I find myself agreeing with the hon. Lady, probably because we have both been teachers. She is exactly right with regard to—the point has gone from my brain. Sorry!

I was right, and that is all that matters. Every Member will be told the same by other schools. In high-value areas such as mine, we cannot pay bills with holidays. Teachers have to pay bills with their salaries. They are struggling to get on the housing ladder in areas as expensive as St Albans, where the average house price is £600,000. Recruiting members of staff is difficult; retaining members of staff is very difficult, as they find their pounds go a lot further elsewhere.

On recruitment and retention, for the first time in history, as far as I know, more people are leaving the profession than entering it. One of the issues that headteachers bring to my attention is that many young people who do not have those years of experience are promoted too swiftly when they enter the profession. They are given responsibility, but there is burnout just a few years later.

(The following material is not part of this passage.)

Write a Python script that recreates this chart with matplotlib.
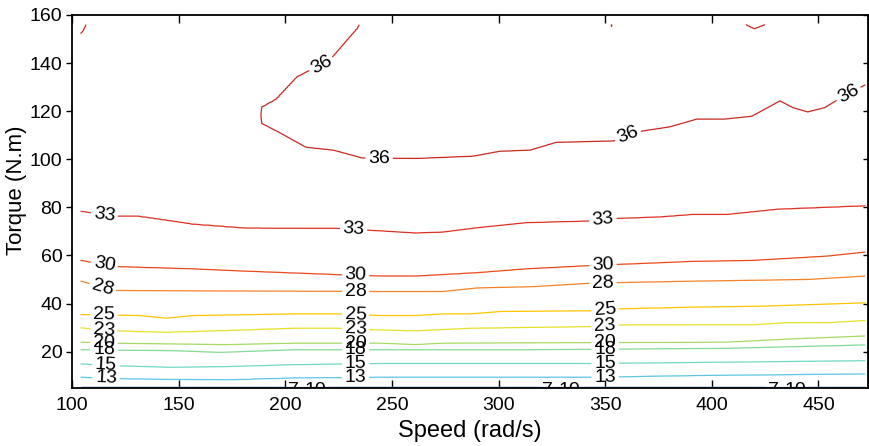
import numpy as np
import matplotlib
matplotlib.use('Agg')
import matplotlib.pyplot as plt

plt.rcParams['font.family'] = ['Liberation Sans', 'DejaVu Sans']

# contour levels and their colours
levels = [7, 10, 13, 15, 18, 20, 23, 25, 28, 30, 33, 36]
level_colors = ['#3a5fa8', '#4a8ed0', '#5ec6e4', '#6fd9c4', '#82da96', '#a6da64',
                '#e6e02a', '#ffc400', '#f5822a', '#ea4a1a', '#dc3022', '#c82a22']

# torque (N.m) where each efficiency contour crosses
speed_13 = [104.5, 125.6, 172.5, 204, 244.5, 344, 391, 472]
torque_13 = [9.3, 8.6, 8.2, 9.0, 9.3, 9.3, 10.0, 10.7]
speed_15 = [104.5, 119, 146, 172.5, 204, 244.5, 344, 391, 472]
torque_15 = [14.9, 14.2, 13.5, 13.8, 14.6, 15.1, 15.1, 15.5, 16.25]
speed_18 = [104.5, 149, 169, 204, 313, 407, 472]
torque_18 = [20.8, 20.4, 19.7, 20.8, 20.8, 21.4, 22.8]
speed_20 = [104.5, 120, 172.5, 204, 244.5, 261, 274, 407, 438, 472]
torque_20 = [23.9, 23.5, 22.9, 23.5, 23.5, 22.9, 23.5, 23.9, 25.3, 26.5]
speed_23 = [104.5, 114.5, 144, 172.5, 204, 224, 244.5, 261, 287, 344, 358, 419, 435, 454, 472]
torque_23 = [29.9, 28.75, 28, 28.75, 29.7, 29.7, 29, 28.6, 29.7, 30.4, 31.1, 31.1, 32, 32, 32.9]
speed_25 = [104.5, 132, 144, 157, 204, 224, 244.5, 261, 274, 287, 301, 344, 357, 391, 423, 472]
torque_25 = [35.4, 35, 33.9, 35, 35.7, 35.7, 35, 35, 35.7, 35.7, 36.7, 37, 37.8, 38.5, 38.9, 40.3]
speed_28 = [104.5, 119, 244.5, 274, 290, 316, 344, 391, 445, 472]
torque_28 = [49.3, 45.4, 45, 45, 46.5, 47, 48.5, 49.3, 50, 51.4]
speed_30 = [104.5, 119, 157, 180, 224, 244.5, 261, 290, 313, 344, 391, 419, 454, 472]
torque_30 = [57.9, 55.4, 54.4, 53.5, 52, 51.4, 51.4, 52.8, 54.4, 55.8, 57.5, 57.9, 59.7, 61.4]
speed_33 = [104.5, 119, 131, 141, 157, 182, 224, 244.5, 261, 274, 290, 313, 343, 354, 376, 391, 407, 431, 472]
torque_33 = [78.3, 76.25, 76.25, 75, 72.9, 71.25, 71.25, 70.2, 69.3, 69.7, 71.5, 73.6, 74.3, 75.3, 76, 77, 77, 79.2, 80.6]

# 36 contour: lower branch and upper (left) branch of the peak region
speed_36_low = [189, 197.6, 209.6, 222.6, 236, 261.7, 288, 300.7, 314.8, 327, 354, 365,
                380.5, 393, 406, 418.8, 432, 438, 445, 453, 460, 472]
torque_36_low = [115, 111, 105, 103.75, 100.5, 100.3, 101.25, 103.3, 103.75, 107, 107.6, 111.4,
                 113.5, 116.7, 116.7, 117.9, 124.3, 121.5, 119.7, 121.5, 125.3, 131]
speed_36_high = [189, 196, 205.7, 211.6, 221, 235]
torque_36_high = [121.5, 125, 134.3, 137, 141.25, 156]

# efficiency along the top row of the map (156 N.m)
top_speed_left = [104.5, 108, 150, 189]
top_eff_left = [36.15, 35.9, 35.4, 35.7]
top_speed_right = [235, 245, 350, 353, 356, 410, 416, 420, 425, 431, 472]
top_eff_right = [36.3, 37, 37, 35.95, 37, 37, 36.0, 35.85, 36.0, 37, 37]

lower = [(13, speed_13, torque_13), (15, speed_15, torque_15), (18, speed_18, torque_18),
         (20, speed_20, torque_20), (23, speed_23, torque_23), (25, speed_25, torque_25),
         (28, speed_28, torque_28), (30, speed_30, torque_30), (33, speed_33, torque_33)]

speed = np.arange(104, 473, 1.0)
torque = np.concatenate([np.linspace(5.0, 6.0, 21), np.linspace(6.2, 156, 400)])
Z = np.empty((len(torque), len(speed)))
for j, s in enumerate(speed):
    kt = [5.0, 5.25, 5.45]
    kz = [6.0, 7.0, 10.0]
    for lev, sp, tq in lower:
        kt.append(np.interp(s, sp, tq))
        kz.append(lev)
    if s < speed_36_low[0]:
        kt.append(156)
        kz.append(np.interp(s, top_speed_left, top_eff_left))
    else:
        lo = np.interp(s, speed_36_low, torque_36_low)
        hi = np.interp(s, speed_36_high, torque_36_high) if s <= speed_36_high[-1] else 157
        if hi < 155.9:
            kt += [lo, (lo + hi) / 2, hi, 156]
            kz += [36, 37, 36, 35.5]
        else:
            kt += [lo, (lo + 156) / 2, 156]
            kz += [36, 37.5, np.interp(s, top_speed_right, top_eff_right)]
    Z[:, j] = np.interp(torque, kt, kz)

label_pos = [(115, 76.4), (232, 70.4), (349, 74.3),
             (115, 55.4), (233, 51.2), (349, 55.4),
             (114, 45.5), (233, 45.2), (349, 48.4),
             (115, 35.2), (233, 35.3), (350, 37),
             (115, 29.2), (233, 29.5), (350, 30.3),
             (115, 23.9), (233, 23.6), (350, 23.9),
             (115, 20.4), (233, 20.6), (350, 20.6),
             (116, 14.7), (233, 15.1), (350, 15.1),
             (116, 9.1), (233, 9.3), (350, 9.4),
             (217, 139.2), (244, 100.4), (361, 109.3), (464, 127.4),
             (204, 5.25), (214, 5.45), (323, 5.25), (333, 5.45), (429, 5.25), (439, 5.45)]

fig = plt.figure(figsize=(8.69, 4.46), dpi=100)
ax = fig.add_axes([72 / 869, 0.1307, 796.5 / 869, 0.8357])

cs = ax.contour(speed, torque, Z, levels=levels, colors=level_colors, linewidths=0.9)
texts = ax.clabel(cs, inline=True, fmt='%d', fontsize=14, manual=label_pos, inline_spacing=3)
for t in texts:
    t.set_color('black')
    t.set_clip_on(True)
    x, y = t.get_position()
    if y < 6:
        t.set_position((x, 3.9))

ax.set_xlim(100, 473.5)
ax.set_ylim(5, 160)
ax.set_xticks([100, 150, 200, 250, 300, 350, 400, 450])
ax.set_yticks([20, 40, 60, 80, 100, 120, 140, 160])
ax.tick_params(axis='x', direction='in', top=True, length=6, width=1, labelsize=14, pad=7)
ax.tick_params(axis='y', direction='out', length=4, width=1, labelsize=14, pad=3)
sec = ax.secondary_yaxis('right')
sec.set_yticks([20, 40, 60, 80, 100, 120, 140, 160])
sec.tick_params(direction='in', length=4, width=1, labelright=False)
for sp in ax.spines.values():
    sp.set_linewidth(1.3)
sec.spines['right'].set_linewidth(1.3)

ax.set_xlabel('Speed (rad/s)', fontsize=17, labelpad=4)
ax.set_ylabel('Torque (N.m)', fontsize=16)
ax.yaxis.set_label_coords(-0.056, 0.53)

fig.savefig('out.png', dpi=100)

The hon. Lady is absolutely right; there is nothing more demoralising. Teaching is a tough job; anyone who has never tried it should go in front of a classroom and try. I taught in Feltham at an inner London school.

Will the hon. Lady give way?

No, if she does not mind, because Members on the hon. Lady’s side are waiting to speak. We need those experienced teachers and we must ensure that teachers are not overwhelmed so quickly that they fancy quitting the profession.

I am also worried that we will end up cutting the curriculum to the bone. Gone are the times when there would be the luxury of a peripatetic music teacher coming to schools. There simply is no latitude in schools to pay for anything other than the bare necessities. The statutory obligations on a school have to be paid for first. It also worries me that sometimes there is a reluctance to statement pupils; if a pupil is statemented, that pupil is rightly required to have additional assistance. However, a school might drag its feet in that scenario because it does not wish to be obliged to provide the extra funding.

I went to a public meeting in my constituency. It is not easy to have rocks thrown at us, but sometimes we need a rock to wake us up. It is hard to admit that schools are struggling. Schools have always been struggling; anyone who has worked in a school will say that the roof has always leaked and the windows are always awful. But there comes a point when things have to be tackled—they cannot be put off any longer. As many Members have said, robbing Peter to pay Paul is not the answer. Taking away from one set of schools to give to another set of schools that are very deserving is not the answer.

An hon. Member earlier talked earlier about the results meaning that we must be doing something right. My schools have excellent results, but that does not mean they do not need the resources. At some point, those results will start to crumble. The curriculum has shrunk down to the core topics, so perhaps those results are already sliding. When I was at school, I was passionate about art. Many young people are not academic but value those topics as much as anything; they inspire young people to go into school, and those teachers may inspire them and know how to deal with the complex needs of some youngsters who have been turned off by education.

We cannot just look at results. Value adding to a pupil means that pupil may have benefited far more from being taught in a good school than another pupil who is academically high achieving. I simply cannot accept that by looking at a set of results we can judge how well our schools are doing. We must ensure that every pupil is making the best of whatever they have to offer.

I accept that more money has gone into the system. We can all talk about how much extra there is, but Sian Kilpatrick of Bernards Heath Primary School told me that she had to write to parents to explain why she had to ask them for money: because a lot of things that used to be paid for are no longer paid for. This is the banquet I am referring to: outdoor visit risk assessments, legal and human resources advice, general maintenance costs and staff insurance. When parents send their children to school to get educated they do not expect that a teacher will have to divert money from teaching their pupils to pruning back overgrown trees in the playground that a risk assessment has identified as a problem to the pupils.

It is high time we had the six-hour debate. I do not think that views in here will change, but looking at what has been expected to be done with the money that schools have had is the only way to see whether there is enough money. If there is not, we may have to find some more.